Em uma sociedade ansiosa, é muito comum que nosso olhar esteja, na maior parte do tempo, voltado para o futuro. Desde a infância, gastamos horas pensando no que está por vir, no que vamos ser quando crescer, o que vamos realizar. Quando crescemos, o velho hábito se mantém. Jogamos para frente qualquer promessa de felicidade: “serei completa quando tiver um filho”, “quando eu conseguir aquele emprego a vida vai ser perfeita”, “espera só eu passar naquele concurso…”. Ouvimos que “é para frente que se anda” e raramente damos uma olhadinha para trás.
Não levem a mal, os sonhos realmente nos impulsionam e nos dão um certo norte. Mas tanta exaltação ao futuro pode nos dar a impressão de que nosso passado é um caos, quando isso não é necessariamente verdade (uma exceção aqui para quem viveu a década de 1980 e acha que blazer com ombreira não foi um erro. Foi sim). Brincadeiras à parte, ter uma boa relação com o passado pode ser uma boa forma de fazer as pazes com o presente.
Tenho o hábito de escrever diários desde 1997. Não sou nenhuma Sylvia Plath e muito menos Virginia Woolf, mas sempre achei interessante a ideia de registrar o que se passava no meu íntimo, sem que fosse facilmente acessado pelos outros. Um lugar onde eu poderia ser completamente honesta, sem censura prévia. Resultado: são quase 20 cadernos que me acompanham por todas as mudanças de apartamento desde os meus 12 anos. Quando me perguntam o que eu salvaria de um incêndio, eu não tenho a menor dúvida: a caixa com meus diários.
Não os releio para me envergonhar (embora às vezes eu me envergonhe) e nem para me orgulhar (embora às vezes eu me orgulhe). Releio porque é uma forma de me encontrar comigo mesma e ver que sim, vários desafios foram superados com a maturidade. Por outro lado, outros já fazem parte do meu DNA.
Nesses mergulhos no passado, descobri que muitas coisas que eu considerava um defeito eram, de fato, qualidades incompreendidas pelo entorno. Já constatei que quando me chamavam de chata eu estava, na realidade, impondo limites. Já me senti injustiçada e depois percebi que fui mesmo. Já derramei muitas lágrimas por coisas que hoje me arrancam até uma risadinha. E já descobri que a Tati de 16 anos em diversos momentos foi muito mais esperta e muito mais gentil consigo mesma do que a versão de 38.
Hoje, relendo textos desta newsletter para um novo projeto, percebi que nem precisamos ir tão longe na nossa própria timeline. Dois anos já são suficientes para transformar várias de nossas questões.

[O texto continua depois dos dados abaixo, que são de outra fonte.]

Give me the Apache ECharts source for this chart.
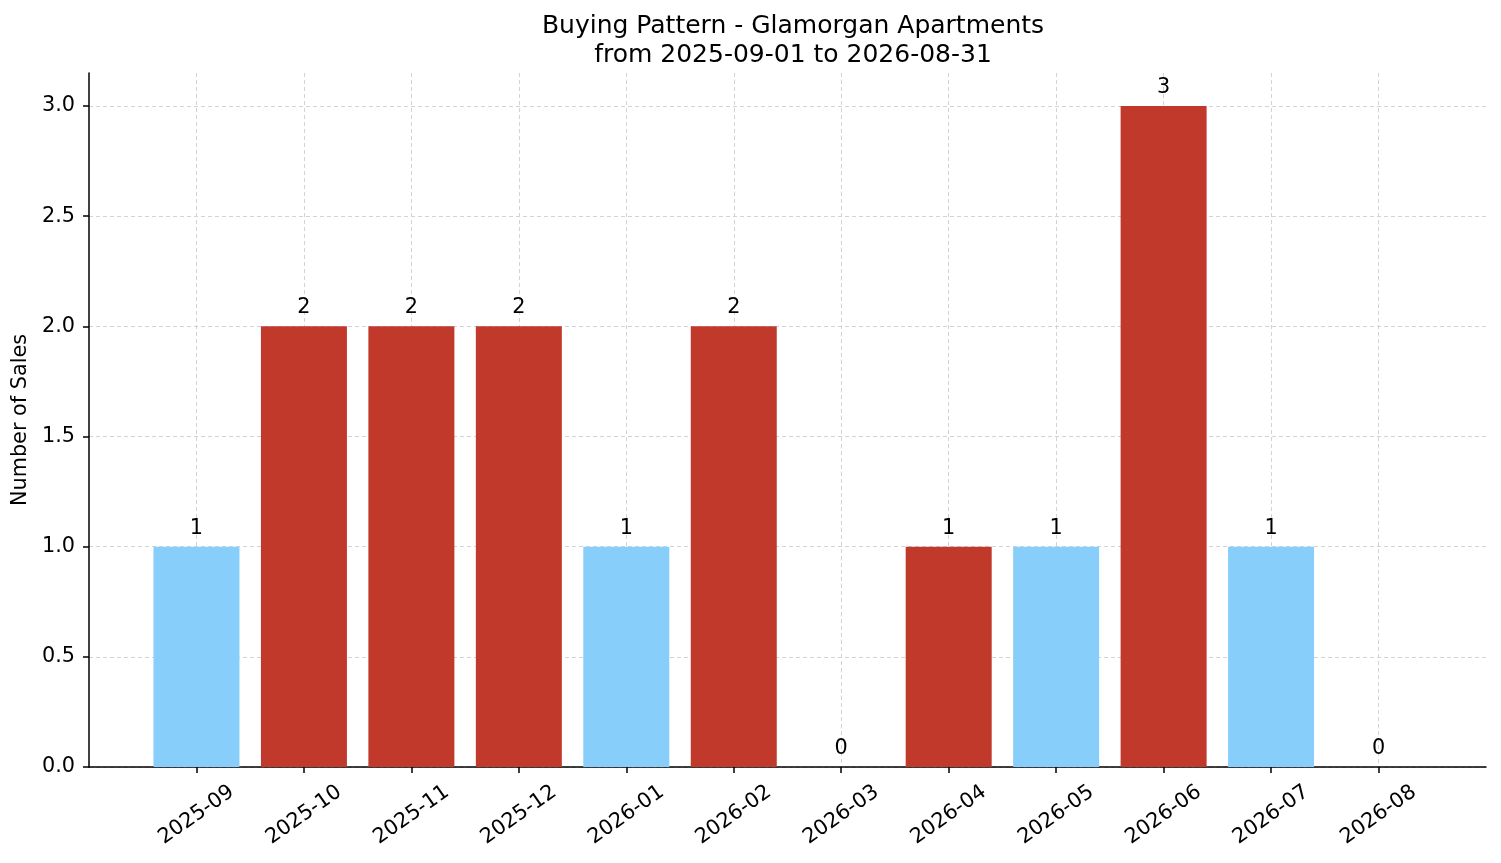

É por isso que eu escrevo (e releio): para nunca me perder de mim mesma.
Curtinhas!
Uma recapitulação bem-humorada da corrida eleitoral nos Estados Unidos.
Alguns filmes sobre grandes mulheres.
Um papo antigo da Marcela Ceribelli e da Hari Meinke, mas que ainda vale muito ouvir!
Porque nós, mulheres, somos fãs de true crime?
Livros infantis para todas as idades.
O que eu estou lendo?
Bruxas, da escritora mexicana Brenda Lozano, me pegou ainda nas primeiras páginas. O livro fala do encontro de duas mulheres de realidades completamente diferentes: Feliciana é uma curandeira muito respeitada e Zoé é uma jornalista que vai entrevistá-la depois da morte da sua prima Paloma. Mesmo vindo de universos quase opostos, as duas têm em comum uma relação íntima com suas irmãs e com a Linguagem. Uma narrativa bem bonita sobre as mulheres e a ancestralidade.
E não custa lembrar: os livros que eu cito aqui nessa newsletter sempre vêm acompanhados de um link de afiliado da Amazon. Ao comprar qualquer item através desses links, eu ganho uma pequena porcentagem e você não paga nada mais por isso. Vamos ajudar essa produtora de conteúdo a adquirir mais livros e falar mais sobre eles, em um ciclo sem fim de bons conteúdos na internet? :)
Adorei o texto. Também sempre tive hábito de fazer diários e fico tão triste quando me lembro, que há nove anos, quando tive que fazer uma grande mudança (de endereço e de vida) joguei fora meus diários. Sinto falta de revisitar minhas antigas versões, tenho uma prévia delas num antigo blog, mas não é suficiente, mas me contento de ainda ter um vislumbre de quem fui.
deve ser incrível ter um arquivo tão gigante desses de quem se era, sobretudo com o olhar mais generoso que a maturidade costuma trazer.